Jesse and Gracen discover a mutual attraction, go out together and start what Jesse thinks of as a fling, but soon becomes more for both of them. At first both men fight the attraction to various degrees, Gracen because he fears to have his heart broken, Jesse because his family history contains a deep dark secret that might plunge him and a possible lover into disaster. While Gracen soon starts positively pursuing the possibility for “more”, Jesse has a much harder time to give up fighting – it takes a physical and mental breakdown through which Gracen practically carries him, and the uncovering of another big secret in Jesse’s family until Jesse finally can believe that Gracen is serious about him and might actually, really be his “someone special”.
It was the premise of the whole Santa-Elf thing that first drew me to this story; I found it original and the romance promising. And it was, actually, a nice enough story. At the core, this is a simple boy-meets-boy, spiced with Jesse’s dark secret and the hint at a mystery this secret’s solution poses, and with the sweet HEA that was to be expected from a holiday story. (By the way, I found the ending toothachingly saccharine, but as always, this might be just me.
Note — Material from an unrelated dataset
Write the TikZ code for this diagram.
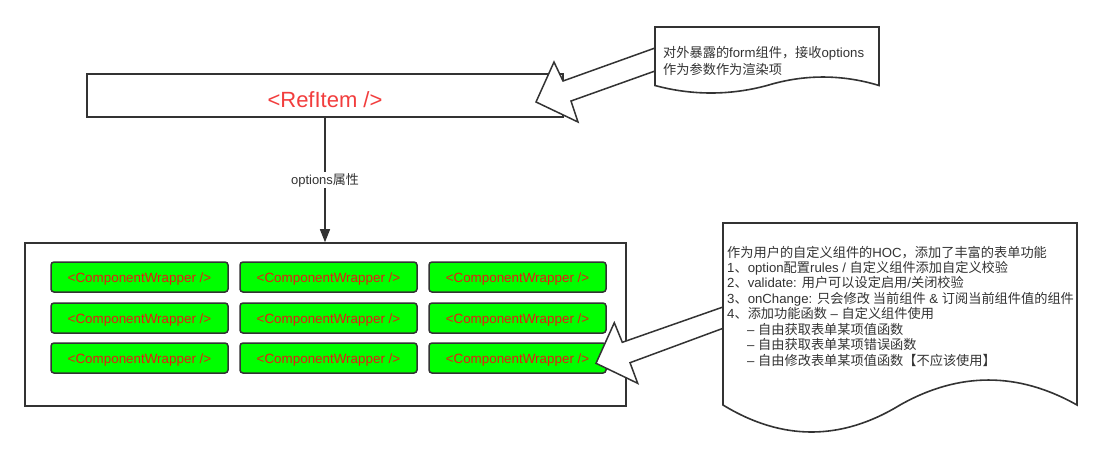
\documentclass[tikz,border=0pt]{standalone}
\usepackage{fontspec}
\setmainfont{Liberation Sans}
\newfontfamily\cjk{Noto Sans CJK SC}
\usetikzlibrary{arrows.meta}
\newcommand\zh[1]{{\cjk #1}}
\definecolor{dark}{HTML}{333333}
\definecolor{cgreen}{HTML}{00FF00}
\definecolor{cred}{HTML}{E81A14}
\definecolor{bigred}{HTML}{F23D3D}
\tikzset{
  plainbox/.style={draw=dark, line width=1.6pt, fill=white, inner sep=0pt},
  greenbox/.style={draw=dark, line width=1.5pt, fill=cgreen, rounded corners=3pt,
    minimum width=177pt, minimum height=30pt, inner sep=0pt, text=cred,
    text height=11.6pt, text depth=0pt,
    font=\fontsize{13.4}{15}\selectfont},
  hollow/.style={draw=dark, fill=white, line width=1.5pt, line join=miter},
  docshape/.style={draw=dark, fill=white, line width=1.6pt, line join=miter},
  calltext/.style={inner sep=0pt, align=left, text=dark, anchor=west},
  conn/.style={draw=dark, line width=1.4pt, -{Triangle[length=13pt,width=10pt]}},
}
\begin{document}
\begin{tikzpicture}[x=1pt,y=-1pt]
\useasboundingbox[fill=white] (0,0) rectangle (1102,456);

% container with component wrappers
\node[plainbox, minimum width=601pt, minimum height=163pt] (container) at (325.5,324.5) {};
\node[greenbox] (c11) at (139.5,277) {<ComponentWrapper />};
\node[greenbox] (c12) at (328.5,277) {<ComponentWrapper />};
\node[greenbox] (c13) at (517.5,277) {<ComponentWrapper />};
\node[greenbox] (c21) at (139.5,318) {<ComponentWrapper />};
\node[greenbox] (c22) at (328.5,318) {<ComponentWrapper />};
\node[greenbox] (c23) at (517.5,318) {<ComponentWrapper />};
\node[greenbox] (c31) at (139.5,358) {<ComponentWrapper />};
\node[greenbox] (c32) at (328.5,358) {<ComponentWrapper />};
\node[greenbox] (c33) at (517.5,358) {<ComponentWrapper />};

% RefItem
\node[plainbox, minimum width=476pt, minimum height=43pt, text=bigred,
  font=\fontsize{22}{26}\selectfont, text height=25pt, text depth=0.6pt] (refitem) at (325,95.5) {<RefItem />};

% options arrow
\draw[conn] (refitem.south) -- (refitem.south |- container.north)
  node[midway, fill=white, text=dark, inner sep=1.5pt, font=\fontsize{13}{15}\selectfont] (optlabel) {options\zh{属性}};

% hollow callout arrows
\draw[hollow] (655,48) -- (563,81) -- (554,62) -- (536,102) -- (578,122) -- (571,101) -- (655,71) -- cycle;
\draw[hollow] (723,307) -- (622.3,342.3) -- (614.3,322.7) -- (596,363.3) -- (637.7,383.3) -- (630,362.7) -- (723,328.3) -- cycle;

% document shapes
\draw[docshape] (655,85.5) -- (655,27) -- (879,27) -- (879,85.5)
  .. controls (842,74.2) and (804,74.2) .. (767,85.5)
  .. controls (730,95.5) and (692,95.5) .. (655,85.5) -- cycle;
\draw[docshape] (723,405) -- (723,223) -- (1077,223) -- (1077,405)
  .. controls (1018,371.7) and (959,371.7) .. (900,405)
  .. controls (841,441) and (782,441) .. (723,405) -- cycle;

\node[calltext, font=\fontsize{13.2}{17}\selectfont] (note1) at (663,60.5)
  {\zh{对外暴露的}form\zh{组件，接收}options\\\zh{作为参数作为渲染项}};

\node[calltext, font=\fontsize{13.2}{15.43}\selectfont] (note2) at (727,306)
  {\zh{作为用户的自定义组件的}HOC\zh{，添加了丰富的表单功能}\\
   1\zh{、}option\zh{配置}rules / \zh{自定义组件添加自定义校验}\\
   2\zh{、}validate: \zh{用户可以设定启用}/\zh{关闭校验}\\
   3\zh{、}onChange: \zh{只会修改 当前组件} \& \zh{订阅当前组件值的组件}\\
   4\zh{、添加功能函数} – \zh{自定义组件使用}\\
   \hspace*{20pt}– \zh{自由获取表单某项值函数}\\
   \hspace*{20pt}– \zh{自由获取表单某项错误函数}\\
   \hspace*{20pt}– \zh{自由修改表单某项值函数【不应该使用】}};
\end{tikzpicture}
\end{document}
Both Gracen and Jesse are positive, good guys, reasonable, responsible and considerate who think a lot and talk things through rather than doing the incommunicado that so often leads to avoidable misunderstandings. The rest of the acting cast is very manageable; there’s Gracen’s friend and agent Alonzo (in my opinion, actually the best character in the story), Jesse’s sister Jasmine (who’s supposed to be about twenty, I think, but most of the time acts like a fourteen-year-old), and Alonzo’s PI friend Veronica, who was one tough lady.
Still, I couldn’t really enjoy this book as the writing style didn’t really appeal to me right from the beginning, and by the end, outrightly grated on my nerves. Everything, everything is explained, rehashed and mulled over in both character’s inner musings. Long, chatty passages of narrative meticulously follow the character’s trains of thoughts, even along winding paths and sidetracks. Here’s an example of Gracen’s thoughts (this is about a very minor character, an employee of Gracen’s, who’d treated Jesse with disrespect earlier in the book)
“… Joel was gay, yes, but that wasn’t a good enough reason for being an elitist asshole. Besides which, Joel had no reason or right to act that way. The guy had grown up in a trailer park outside Tallahassee. Gracen had known that when he’d hired Joel. He hadn’t known that the bastard was… well, a piece of shit, apparently, because calling him a bastard wouldn’t be technically true. As far as Gracen knew, Joel’s parents had been married when Joel was conceived. He didn’t care if they hadn’t been, though. The point was, having come from humble beginnings, Joel should be more tolerant of people, not less so….”
And this is Jesse:
“…. He had only the fuzziest, vaguest recollection of getting to Gracen’s and didn’t know whether he’d undressed himself or if Gracen had done it for him, but he didn’t much give a damn. He’d missed work because of something as stupid as being tired! Okay, maybe more than just tired, but what kind of man couldn’t manage to push that aside when he had bills to pay?
A weak one, Jesse told himself, his mental voice angry and disgusted. A weak, pathetic piece of shit who deserved to lose his house and be on the fucking street.
If it were just him, he could deal with it. Jesse was sure of that much. It wasn’t just him, though. There was Jazz to think about, too, and she deserved so much better than that. Just the thought of his sister’s life and future being derailed was enough to make Jesse cry, and he wasn’t a crier, damn it….”
To me, these verbose inner monologues were increasingly annoying. The purpose of this writing technique was probably letting readers participate in all the inner workings of the characters, but on me, it had the opposite effect. I felt separated from the characters to a point where I couldn’t relate to any of them, I felt told what I was supposed to think about them, and in the end, I simply stopped caring about them, and consequently stopped caring about the whole story.Consequently, when the solution to Jesse’s family mystery approached (which could actually be guessed from at least twenty pages away, in my opinion), I couldn’t have cared less, and once I reached the ending I felt glutted on sticky sweetness like after eating an entire box of Christmas candys in one go.
As always, this opinion is only mine; others might love this book just for the things that bothered me so. I, though, can’t really recommend it.